Bush 286, Kerry 252: Analysis
It turns out that my Monday prediction on the presidential race was exactly right, with Bush garnering 286 Electoral votes and carrying every 2000 Red state except New Hampshire and adding New Mexico and Iowa from the 2000 Blue states.
It was my best, conservative guess of how the election would come out but not one that I had enormous confidence in. With so many races polling so close, an educated guess is still just a guess.
I am pleased to have been wrong on my popular vote prediction of Bush 49%, Kerry 48%, and Nader 1%. Instead, Bush won a 51-48 majority and a margin of over 3.5 million votes nationally.
While the networks have been reluctant to call the race and the Kerry camp is refusing to concede, the fears that we’ll have a repeat of 2000 are almost certainly unfounded. My strong suspicion is that Kerry will give it up some time today. While there were predictions that Ohio would be the Florida of 2004, that won’t happen because of several key differences.
Bush was only ahead by 200 or so votes after the first count in Florida, a bigger state than Ohio. Bush currently leads by nearly 150,000 votes with all precincts in. The math is incredibly improbable for Kerry–virtually all of the provisional ballots would have to be ruled valid and they would have to go almost exclusively to Kerry. Both are rather unlikely.
Perhaps more importantly, there was a built in excuse in Florida in that the Butterfly Ballots, Hanging Chads, and other oddities actually created a plausible argument that, had these things not occured, Gore would have carried the state. Under that circumstance, trying to overturn a razor thin margin was acceptable.
Moreover, the sheer size of the initial count–with 100% of the precincts reported–creates a psychological victory for Bush in Ohio in a way that he never had in Florida in 2000. Kerry trying to overturn this result would be outrageous in a way that it never was in Florida.
The national popular vote: In 2000, Gore had a 500,000 plus plurality in the overall vote. While that doesn’t strictly matter in our system for a variety of reasons I’ve written about ad nauseum in this space, it did give his attempt to overturn a tight election result in Florida more legitimacy. More Americans, after all, had voted for Gore than for Bush. That meant that 1) more people would have been happy with an overturn of the result than would have been angered by it and 2) even people who voted for Bush had some initial sympathy for his cause.
Given that Bush has a national margin roughly six times that enjoyed by Gore–and even won a national majority–the Ohio result has even more credibility. The majority of Americans would almost certainly be outraged by any attempt to change the outcome of the election under these circumstances.
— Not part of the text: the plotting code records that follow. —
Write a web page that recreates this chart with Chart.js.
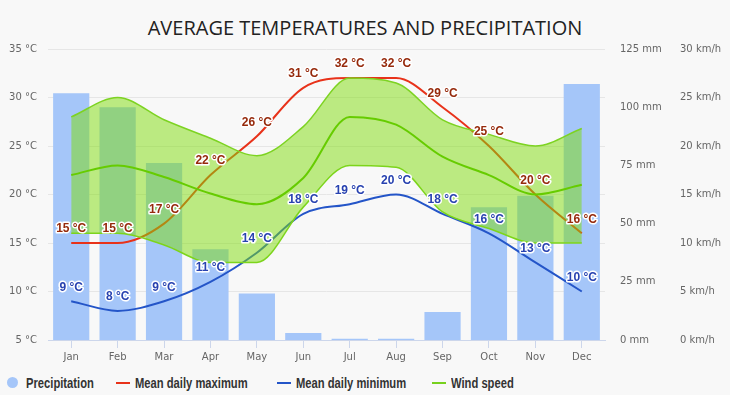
<!DOCTYPE html>
<html>
<head>
<meta charset="utf-8">
<script src="https://cdn.jsdelivr.net/npm/chart.js@4.4.1/dist/chart.umd.min.js"></script>
<style>
    body { margin: 0; background: #f8f8f8; }
    #wrap { position: relative; width: 730px; height: 395px; overflow: hidden; }
    #title {
        position: absolute; top: 14px; left: 0; width: 730px; text-align: center;
        font-family: 'Open Sans', sans-serif; font-size: 20px; color: #222;
    }
    #chartBox { position: absolute; top: 0; left: 0; width: 730px; height: 368px; }
    .lg {
        position: absolute; top: 374px; height: 18px; line-height: 18px;
        font-family: 'Liberation Sans', sans-serif;
        font-weight: bold; font-size: 14px; color: #333; white-space: nowrap;
        transform: scaleX(0.8); transform-origin: left center;
    }
    .sym { position: absolute; }
</style>
</head>
<body>
<div id="wrap">
    <div id="title">AVERAGE TEMPERATURES AND PRECIPITATION</div>
    <div id="chartBox"><canvas id="climateChart"></canvas></div>
    <div class="sym" style="left:7px;top:377px;width:11px;height:11px;border-radius:50%;background:#a5c6f9"></div>
    <div class="lg" style="left:26px">Precipitation</div>
    <div class="sym" style="left:116px;top:382px;width:14px;height:2px;background:#e8321a"></div>
    <div class="lg" style="left:135px">Mean daily maximum</div>
    <div class="sym" style="left:277px;top:382px;width:14px;height:2px;background:#2455c8"></div>
    <div class="lg" style="left:296px">Mean daily minimum</div>
    <div class="sym" style="left:432px;top:382px;width:14px;height:2px;background:#77d11e"></div>
    <div class="lg" style="left:451px">Wind speed</div>
</div>
<script>
const months = ['Jan', 'Feb', 'Mar', 'Apr', 'May', 'Jun', 'Jul', 'Aug', 'Sep', 'Oct', 'Nov', 'Dec'];

// precipitation in mm
const precipitation = [106, 100, 76, 39, 20, 3, 0.5, 0.5, 12, 57, 62, 110];

// temperatures in °C
const tempMax = [15, 15, 17, 22, 26, 31, 32, 32, 29, 25, 20, 16];
const tempMin = [9, 8, 9, 11, 14, 18, 19, 20, 18, 16, 13, 10];

// wind speed in km/h
const windHigh = [23, 25, 22.7, 20.8, 19, 22, 27, 26.5, 22.7, 21.2, 20, 21.8];
const windMean = [17, 18, 16.8, 15.1, 14, 16.7, 23, 22.2, 18.9, 17, 15, 16];
const windLow = [11, 11, 9.8, 8, 8, 13.7, 18, 17.8, 13.2, 11.5, 10, 10];

// axis ticks
const tempTicks = [5, 10, 15, 20, 25, 30, 35];
const mmTicks = [0, 25, 50, 75, 100, 125];
const kmhTicks = [0, 5, 10, 15, 20, 25, 30];

const axisFont = { family: 'DejaVu Sans', size: 10 };

// value labels with white halo on the temperature lines
const tempLabels = {
    id: 'tempLabels',
    afterDatasetsDraw(chart) {
        const ctx = chart.ctx;
        const cfg = [
            { index: 1, color: '#962a0c' },
            { index: 2, color: '#2842b0' }
        ];
        ctx.save();
        ctx.font = 'bold 12px "Liberation Sans", sans-serif';
        ctx.textAlign = 'center';
        ctx.textBaseline = 'middle';
        ctx.lineJoin = 'round';
        cfg.forEach(c => {
            const meta = chart.getDatasetMeta(c.index);
            const values = chart.data.datasets[c.index].data;
            meta.data.forEach((pt, i) => {
                const text = values[i] + ' °C';
                ctx.lineWidth = 3;
                ctx.strokeStyle = '#ffffff';
                ctx.strokeText(text, pt.x, pt.y - 14);
                ctx.fillStyle = c.color;
                ctx.fillText(text, pt.x, pt.y - 14);
            });
        });
        ctx.restore();
    }
};

const lineBase = {
    type: 'line',
    pointRadius: 0,
    pointHoverRadius: 0,
    cubicInterpolationMode: 'monotone',
    fill: false
};

new Chart(document.getElementById('climateChart'), {
    type: 'bar',
    data: {
        labels: months,
        datasets: [
            {
                label: 'Precipitation',
                data: precipitation,
                yAxisID: 'yP',
                backgroundColor: '#a5c6f9',
                barPercentage: 0.78,
                categoryPercentage: 1,
                order: 10
            },
            {
                ...lineBase,
                label: 'Mean daily maximum',
                data: tempMax,
                yAxisID: 'yT',
                borderColor: '#e8321a',
                borderWidth: 2,
                order: 5
            },
            {
                ...lineBase,
                label: 'Mean daily minimum',
                data: tempMin,
                yAxisID: 'yT',
                borderColor: '#2455c8',
                borderWidth: 2,
                order: 5
            },
            {
                ...lineBase,
                label: 'Wind high',
                data: windHigh,
                yAxisID: 'yW',
                borderColor: '#7dd322',
                borderWidth: 1.5,
                backgroundColor: 'rgba(125, 220, 10, 0.5)',
                fill: 5,
                order: 1
            },
            {
                ...lineBase,
                label: 'Wind speed',
                data: windMean,
                yAxisID: 'yW',
                borderColor: '#66cc00',
                borderWidth: 2,
                order: 0
            },
            {
                ...lineBase,
                label: 'Wind low',
                data: windLow,
                yAxisID: 'yW',
                borderColor: '#7dd322',
                borderWidth: 1.5,
                order: 1
            }
        ]
    },
    options: {
        responsive: true,
        maintainAspectRatio: false,
        animation: false,
        layout: { padding: { top: 49, left: 0, right: 0, bottom: 0 } },
        plugins: {
            legend: { display: false },
            tooltip: { enabled: false },
            filler: { propagate: false }
        },
        scales: {
            x: {
                offset: true,
                grid: {
                    offset: false,
                    drawOnChartArea: false,
                    drawTicks: true,
                    tickLength: 8,
                    color: '#ccd6eb'
                },
                border: { color: '#ccd6eb' },
                ticks: { color: '#666', font: axisFont, padding: 3 },
                afterFit: axis => { axis.height = 28; }
            },
            yT: {
                position: 'left',
                min: 5,
                max: 35,
                afterBuildTicks: axis => { axis.ticks = tempTicks.map(v => ({ value: v })); },
                grid: { color: '#e6e6e6', drawTicks: false },
                border: { display: false },
                ticks: { color: '#666', font: axisFont, padding: 11, callback: v => v + ' °C' },
                afterFit: axis => { axis.width = 48; }
            },
            yP: {
                position: 'right',
                min: 0,
                max: 125,
                afterBuildTicks: axis => { axis.ticks = mmTicks.map(v => ({ value: v })); },
                grid: { display: false, drawTicks: false },
                border: { display: false },
                ticks: { color: '#666', font: axisFont, padding: 15, callback: v => v + ' mm' },
                afterFit: axis => { axis.width = 75; }
            },
            yW: {
                position: 'right',
                min: 0,
                max: 30,
                afterBuildTicks: axis => { axis.ticks = kmhTicks.map(v => ({ value: v })); },
                grid: { display: false, drawTicks: false },
                border: { display: false },
                ticks: { color: '#666', font: axisFont, padding: 0, callback: v => v + ' km/h' },
                afterFit: axis => { axis.width = 50; }
            }
        }
    },
    plugins: [tempLabels]
});
</script>
</body>
</html>
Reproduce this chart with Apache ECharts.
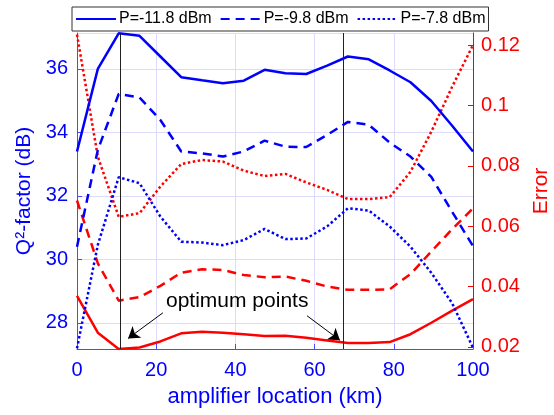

Not only does that put pressure on both the Kerry camp and the judiciary to resolve this quickly, but it virtually assures that Kerry could never be seen as a legitimate president.
The Nader factor: Gore had the additional argument in 2000 that more Floridians prefered him to Bush in 2000 but some of his vote was siphoned off by Ralph Nader. No such excuse exists this time: Nader wasn’t even on the ballot in Ohio. Indeed, even if we make the odd presumption that those who voted for the minor party candidates in Ohio all preferred Kerry to Bush and thus added their totals to his, Kerry still comes up short.
John Edwards: Edwards clearly wants to be the main alternative to Hillary Clinton in 2008. He has to realize that 2004 is a lost cause and that a divisive effort to overturn the election would pretty much kill off his chances for the future.
We’ve already had one 2000: The fact that we went through this in 2000 mitigates against a repeat. People remember how bitter and agonizing it was last time and have no desire to do it again.